Gender Minister Julia Duncan Cassel admitted that businesses are growing at low ebb, but said the business climate of the county is far better today than what it was when the county’s road was not tarred.
“Things were bad at that time, but there are improvements at the moment,” said the former Grand Bassa County Superintendent. Madam Duncan Cassel served as Superintendent of Grand Bassa for many years before she was appointed Minister of Gender and Development.
“The completion of the road to Grand Bassa County has helped to improve the economy of the county. We have several concessions in the county including ArcelorMittal and other companies,” she added.
Madam Cassel also boasted of the huge presence of banks in the county. She explained that the good thing about the economy of Bassa is that most of the businesses in the county including hotels and motels owned by Liberians, but pointed out that the lack of access to finance is undermining their prospects for growth.
“We want the banks to increase their loan portfolios to businesses in Bassa because a lot of the businesses in the county are now graduating from table market to the store. We are working to ensure that Liberian owned businesses in the county get the needed supports to grow,” she stressed.
Touching on reports of Bassoans selling their land to foreign businesses in the heart of Buchanan, Madam Cassel observed that Liberians like ‘quick fix.’
“Development does not come overnight…it is a process that comes gradually. So my advice to those who are selling their property in Buchanan is that we be careful with what we do,” she stated. The former Grand Bassa County Superintendent noted that she is of the strongest conviction that if banks give loans to businesses in Bassa County the issue of selling their land to foreigners will be curtailed.
For his part, LPRC Managing Director T. Nelson Williams observed that the low profitability of businesses is a major reason for the slow pace of growth for the county’s economy.
He also observed that most of the businesses don’t conduct feasibility studies before startup; a situation, he said undermines their profitability.

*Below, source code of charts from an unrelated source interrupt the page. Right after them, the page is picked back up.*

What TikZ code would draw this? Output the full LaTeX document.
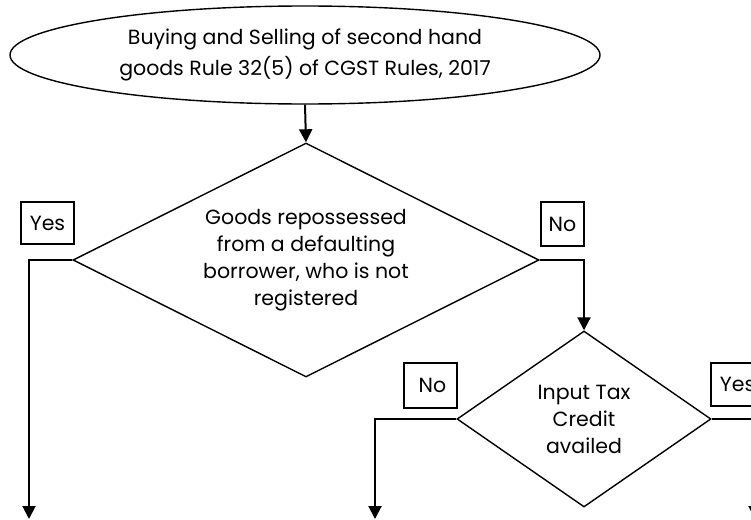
\documentclass[tikz,border=0pt]{standalone}
\usepackage{fontspec}
\setmainfont{Poppins}
\usetikzlibrary{shapes.geometric,arrows.meta}
\begin{document}
\begin{tikzpicture}[x=1pt,y=-1pt,
  shp/.style={draw,line width=1.4pt,inner sep=0pt,align=center},
  txt/.style={font=\fontsize{20.5}{27}\selectfont},
  lbl/.style={draw,line width=1.2pt,inner sep=0pt,font=\fontsize{20.5}{22}\selectfont},
  conn/.style={line width=2pt,-{Triangle[width=13pt,length=13pt]}}]
\useasboundingbox (0,0) rectangle (751,519);
\clip (0,0) rectangle (751,519);
\node[shp,ellipse,minimum width=590pt,minimum height=98pt,font=\fontsize{20.5}{31}\selectfont] (start) at (305,55)
  {Buying and Selling of second hand\\goods Rule 32(5) of CGST Rules, 2017};
\node[shp,diamond,aspect=2,minimum width=466pt,minimum height=234pt,txt] (d1) at (306,260)
  {Goods repossessed\\from a defaulting\\borrower, who is not\\registered};
\node[shp,diamond,aspect=1.44,minimum width=254pt,minimum height=176pt,txt] (d2) at (584,419)
  {Input Tax\\Credit\\availed};
\node[lbl,minimum width=53pt,minimum height=42pt] (yes1) at (47.5,223) {Yes};
\node[lbl,minimum width=43pt,minimum height=44pt] (no1) at (562.5,224) {No};
\node[lbl,minimum width=53pt,minimum height=45pt] (no2) at (430.5,385.5) {\hspace{4pt}No};
\node[lbl,minimum width=53pt,minimum height=43pt] (yes2) at (737.5,384.5) {Yes};
\coordinate (e1) at (29,519);
\coordinate (e2) at (375,519);
\coordinate (e3) at (755,519);
\draw[conn] (start.south) -- (d1.north);
\draw[conn] (d1.west) -| (e1);
\draw[conn] (d1.east) -| (d2.north);
\draw[conn] (d2.west) -| (e2);
\draw[conn] (d2.east) -| (e3);
\end{tikzpicture}
\end{document}
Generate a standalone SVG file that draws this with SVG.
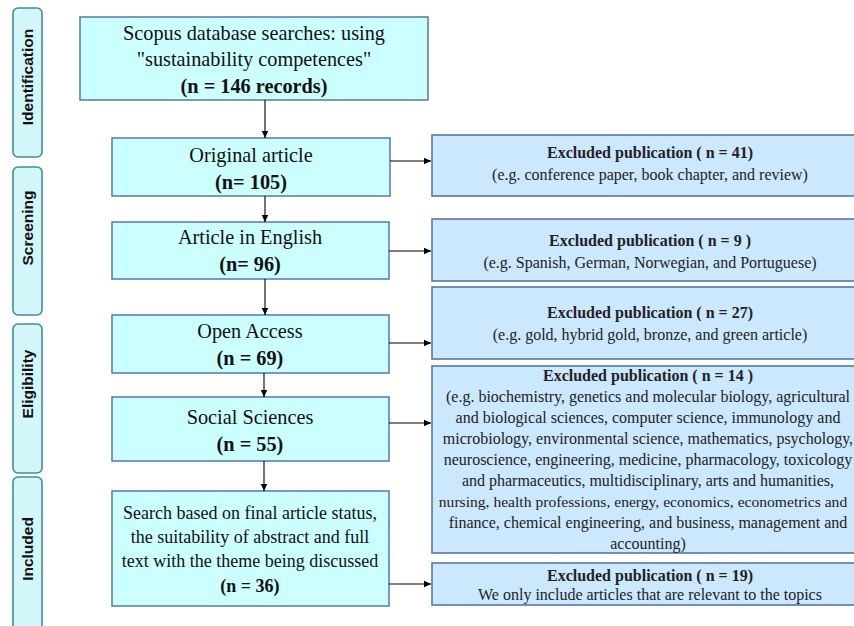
<svg xmlns="http://www.w3.org/2000/svg" width="854" height="626" viewBox="0 0 854 626">
<defs>
<marker id="ah" markerWidth="8" markerHeight="8" refX="7" refY="4" orient="auto" markerUnits="userSpaceOnUse">
<path d="M0,0.8 L7,4 L0,7.2 Z" fill="#000"/>
</marker>
<style>
.stage rect{fill:#d2f6fa;stroke:#3f8e94;stroke-width:1.6}
.stage text{font-family:"Liberation Sans",Arial,sans-serif;font-weight:bold;font-size:15.5px;fill:#111;text-anchor:middle}
.main rect{fill:#ccffff;stroke:#5577b3;stroke-width:1.5}
.main text{font-family:"Liberation Serif","Times New Roman",serif;font-size:20.3px;fill:#111;text-anchor:middle}
.exc rect{fill:#cce8fe;stroke:#4b6fa6;stroke-width:1.5}
.exc text{font-family:"Liberation Serif","Times New Roman",serif;font-size:16px;fill:#222;text-anchor:middle}
.b{font-weight:bold}
.conn line{stroke:#000;stroke-width:1.1;marker-end:url(#ah)}
</style>
</defs>
<rect width="854" height="626" fill="#fff"/>

<g id="stage-identification" class="stage">
<rect x="13" y="8" width="29" height="149" rx="5"/>
<text transform="translate(33,77) rotate(-90)">Identification</text>
</g>
<g id="stage-screening" class="stage">
<rect x="13" y="167" width="29" height="148" rx="5"/>
<text transform="translate(33,228) rotate(-90)">Screening</text>
</g>
<g id="stage-eligibility" class="stage">
<rect x="13" y="324" width="29" height="149" rx="5"/>
<text transform="translate(33,384) rotate(-90)">Eligibility</text>
</g>
<g id="stage-included" class="stage">
<rect x="13" y="477" width="29" height="160" rx="5"/>
<text transform="translate(33,549) rotate(-90)">Included</text>
</g>

<g id="n-scopus" class="main">
<rect x="80" y="17" width="348" height="83"/>
<text x="254" y="40">Scopus database searches: using</text>
<text x="254" y="66">"sustainability competences"</text>
<text x="254" y="93" class="b">(n = 146 records)</text>
</g>
<g id="n-original" class="main">
<rect x="112" y="138" width="278" height="58"/>
<text x="251" y="162">Original article</text>
<text x="251" y="189" class="b">(n= 105)</text>
</g>
<g id="n-english" class="main">
<rect x="112" y="222" width="277" height="57"/>
<text x="250" y="244">Article in English</text>
<text x="250" y="271" class="b">(n= 96)</text>
</g>
<g id="n-open" class="main">
<rect x="112" y="315" width="277" height="58"/>
<text x="250" y="338">Open Access</text>
<text x="250" y="365" class="b">(n = 69)</text>
</g>
<g id="n-social" class="main">
<rect x="112" y="397" width="277" height="64"/>
<text x="250" y="424">Social Sciences</text>
<text x="250" y="451" class="b">(n = 55)</text>
</g>
<g id="n-final" class="main">
<rect x="112" y="491" width="277" height="115"/>
<text x="250" y="519" style="font-size:18px">Search based on final article status,</text>
<text x="250" y="543" style="font-size:18px">the suitability of abstract and full</text>
<text x="250" y="567" style="font-size:18px">text with the theme being discussed</text>
<text x="250" y="592" style="font-size:18px" class="b">(n = 36)</text>
</g>

<g id="x-41" class="exc">
<rect x="432" y="135" width="436" height="61"/>
<text x="650" y="158" class="b">Excluded publication ( n = 41)</text>
<text x="650" y="180">(e.g. conference paper, book chapter, and review)</text>
</g>
<g id="x-9" class="exc">
<rect x="432" y="219" width="436" height="62"/>
<text x="650" y="246" class="b">Excluded publication ( n = 9 )</text>
<text x="650" y="268">(e.g. Spanish, German, Norwegian, and Portuguese)</text>
</g>
<g id="x-27" class="exc">
<rect x="432" y="287" width="436" height="72"/>
<text x="650" y="318" class="b">Excluded publication ( n = 27)</text>
<text x="650" y="340">(e.g. gold, hybrid gold, bronze, and green article)</text>
</g>
<g id="x-14" class="exc">
<rect x="432" y="366" width="436" height="187"/>
<text x="648" y="381" class="b">Excluded publication ( n = 14 )</text>
<text x="648" y="402">(e.g. biochemistry, genetics and molecular biology, agricultural</text>
<text x="648" y="423">and biological sciences, computer science, immunology and</text>
<text x="648" y="444">microbiology, environmental science, mathematics, psychology,</text>
<text x="648" y="465">neuroscience, engineering, medicine, pharmacology, toxicology</text>
<text x="648" y="486">and pharmaceutics, multidisciplinary, arts and humanities,</text>
<text x="643" y="507" style="font-size:15.6px">nursing, health professions, energy, economics, econometrics and</text>
<text x="648" y="528">finance, chemical engineering, and business, management and</text>
<text x="648" y="549">accounting)</text>
</g>
<g id="x-19" class="exc">
<rect x="432" y="563" width="436" height="42"/>
<text x="650" y="581" class="b">Excluded publication ( n = 19)</text>
<text x="650" y="600">We only include articles that are relevant to the topics</text>
</g>

<g id="connectors" class="conn">
<line x1="265" y1="100" x2="265" y2="138"/>
<line x1="265" y1="196" x2="265" y2="222"/>
<line x1="265" y1="279" x2="265" y2="315"/>
<line x1="264" y1="373" x2="264" y2="397"/>
<line x1="264" y1="461" x2="264" y2="491"/>
<line x1="390" y1="161" x2="431" y2="161"/>
<line x1="389" y1="251" x2="431" y2="251"/>
<line x1="389" y1="343" x2="431" y2="343"/>
<line x1="389" y1="423" x2="431" y2="423"/>
<line x1="389" y1="584" x2="431" y2="584"/>
</g>
</svg>
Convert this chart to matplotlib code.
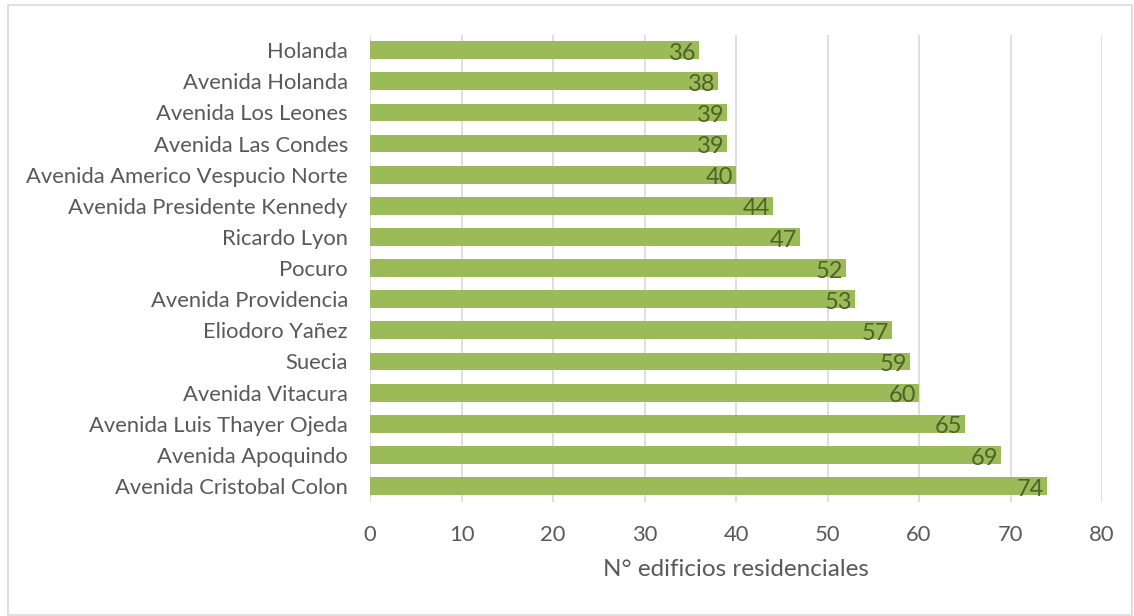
import matplotlib.pyplot as plt
from matplotlib.patches import Rectangle

calles = ['Holanda', 'Avenida Holanda', 'Avenida Los Leones', 'Avenida Las Condes',
          'Avenida Americo Vespucio Norte', 'Avenida Presidente Kennedy', 'Ricardo Lyon',
          'Pocuro', 'Avenida Providencia', 'Eliodoro Yañez', 'Suecia', 'Avenida Vitacura',
          'Avenida Luis Thayer Ojeda', 'Avenida Apoquindo', 'Avenida Cristobal Colon']
edificios = [36, 38, 39, 39, 40, 44, 47, 52, 53, 57, 59, 60, 65, 69, 74]
ticks_x = [0, 10, 20, 30, 40, 50, 60, 70, 80]

plt.rcParams['font.family'] = ['Lato', 'DejaVu Sans']
gris = '#595959'

fig = plt.figure(figsize=(11.34, 6.16), dpi=100)
fig.patches.append(Rectangle((8 / 1134, 1 / 616), 1124 / 1134, 610 / 616,
                             transform=fig.transFigure, fill=False,
                             edgecolor='#d9d9d9', linewidth=1.2))
ax = fig.add_axes([370 / 1134, 1 - 501.6 / 616, 732 / 1134, 467 / 616])

y = range(len(calles))
ax.barh(y, edificios, height=0.57, color='#9bbb59', zorder=3)
for yi, v in zip(y, edificios):
    ax.text(v - 0.3, yi + 0.1, str(v), ha='right', va='center',
            fontsize=17, color='#4f6228', zorder=4)

ax.set_ylim(len(calles) - 0.5, -0.5)
ax.set_yticks(list(y))
ax.set_yticklabels(calles)
ax.set_xlim(0, 80)
ax.set_xticks(ticks_x)
ax.tick_params(axis='both', length=0, labelsize=15.8, colors=gris)
ax.tick_params(axis='y', pad=16)
ax.tick_params(axis='x', pad=17)
ax.xaxis.grid(True, color='#d9d9d9', linewidth=1.2, zorder=0)
for s in ax.spines.values():
    s.set_visible(False)
ax.set_xlabel('N° edificios residenciales', fontsize=17.5, color=gris, labelpad=10)

fig.savefig('out.png', dpi=100)
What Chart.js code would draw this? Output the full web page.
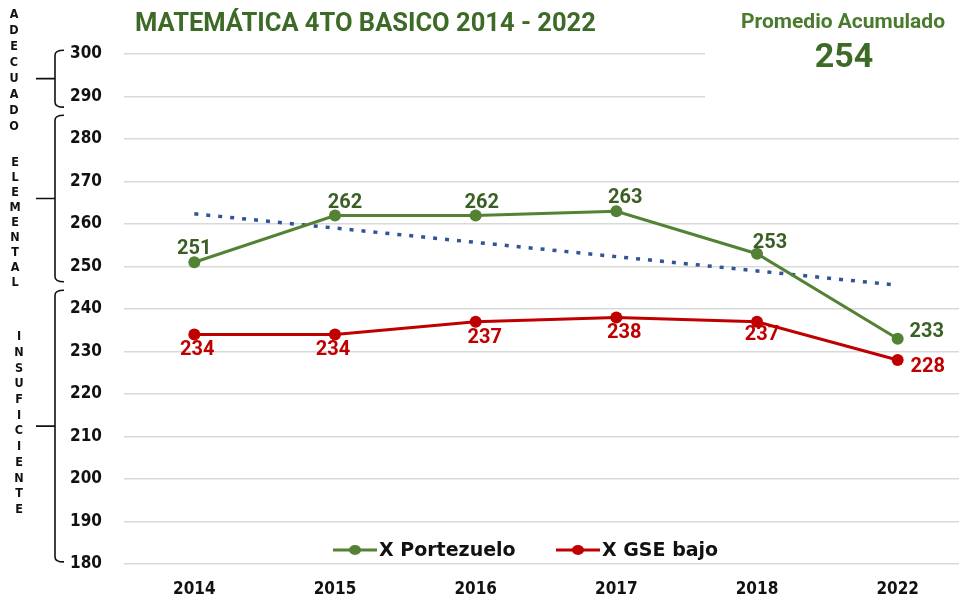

Mr. Nelson, who owns the Crown Hotel in Buchanan City, noted that the hotel sector is growing in the county because the county receives several visitors weekly.
“I built the Crown Hotel which currently employs 22 people all from Grand Bassa County,” he said. Mr. Williams opened his 15-bed room modern Crown Hotel in Buchanan City in February and announced plans to expand the facility.
He explained that though he conducted feasibility study before building his hotel in Buchanan, he built the hotel because he had always been interested in real estate.
The LPRC boss also admitted that the investment climate in Grand Bassa is improving, but admitted that businesses are growing stumpy. He called on all Bassa citizens to develop love for business and return home to invest since, he said, the county is enjoying good road infrastructure and huge foreign direct investment.